Its main talking point is that it uses octal digits for the opcodes - which better fits the 80x86 - as I pointed out on the USENET in 1995 in comp.lang.asm ... and (in fact) nasm's creation was a direct response to that. So, it's potentially more transparent and you may want to keep the source handy as a check and comparison, if you're making your own disassembler.
You can also run the debug.exe program on itself.
You could also try to run ndisasm on debug.exe; after stripping out the 0x200-byte .EXE file header, to make it a raw binary, after extracting out the entry point address CS:IP and stack pointer address SS:SP from it (80x86 stacks grow down, so the stack segment is nominally SS:0 to SS:(SP-1)). The EXE for debug.exe has no relocations, so you're okay with that treating the code as raw binary.
But you won't get anything that's clearly recognizable, since the program is self-modifying - more precisely: self-extracting. You'll get a (barely) compressed code image (about 5/6 compression ratio) followed by a loader routine.
You have to run emulation on it, e.g. by running debug.exe on debug.exe to emulate its unpacking routine, to get it to extract itself, and then you dump the unpacked program image and disassemble that.
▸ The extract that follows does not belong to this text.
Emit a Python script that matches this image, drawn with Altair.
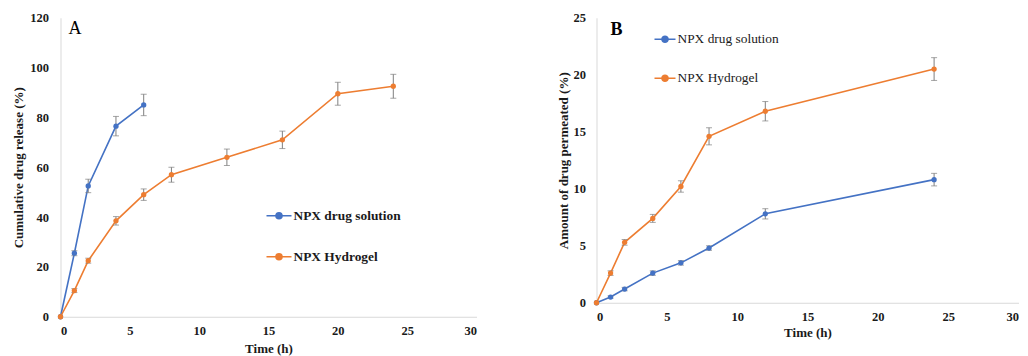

There is a "relocation table" at the end of the loader routine, so it does actually have relocations in it - it's just that they're applied when the program unpacks itself, rather than by the OS when the EXE file is loaded.
And then you've just disassembled a disassembler that also happens to do CPU emulation, like Fake86 does - but only for the 8086. You'll have to make the absolute addresses relative (using the original relocation table as a guide), to make is re-assemblable. Once you do that, you can work on the source. The opcode table is in clear view (if you display it as text) - both when seen in the packed and unpacked versions of debug.exe.
There's also DosDebug up on GitHub. It handles everything up to "80586" (or Pentium") and "80686": it flags a generation "6" for some instructions.; e.g. the conditional "cmov" operations are handled by it, as well as their "fcmov" floating point versions. DosDebug is in 8086 assembly and is best-suited to compile with jwasm. You might be able to run nasm on it, I don't know. I never tried.
I might port the DAS disassembler to the x86, since items (a)-(f) are already incorporated into DAS's design. I've only ever ported it to the 8051, 6800, 6809 and 8080/8085 (and Z80) up to now; but the transition from 8085 to 8086 is relatively small. To that end, I might hack something out of Fake86. That's mostly abandonware, now, since the author replaced it by XTulator, as Fake86 was written when the programmer was relatively new to C. You might also be able to hack something directly out of DosDebug's opcode tables (their "instr.*" files).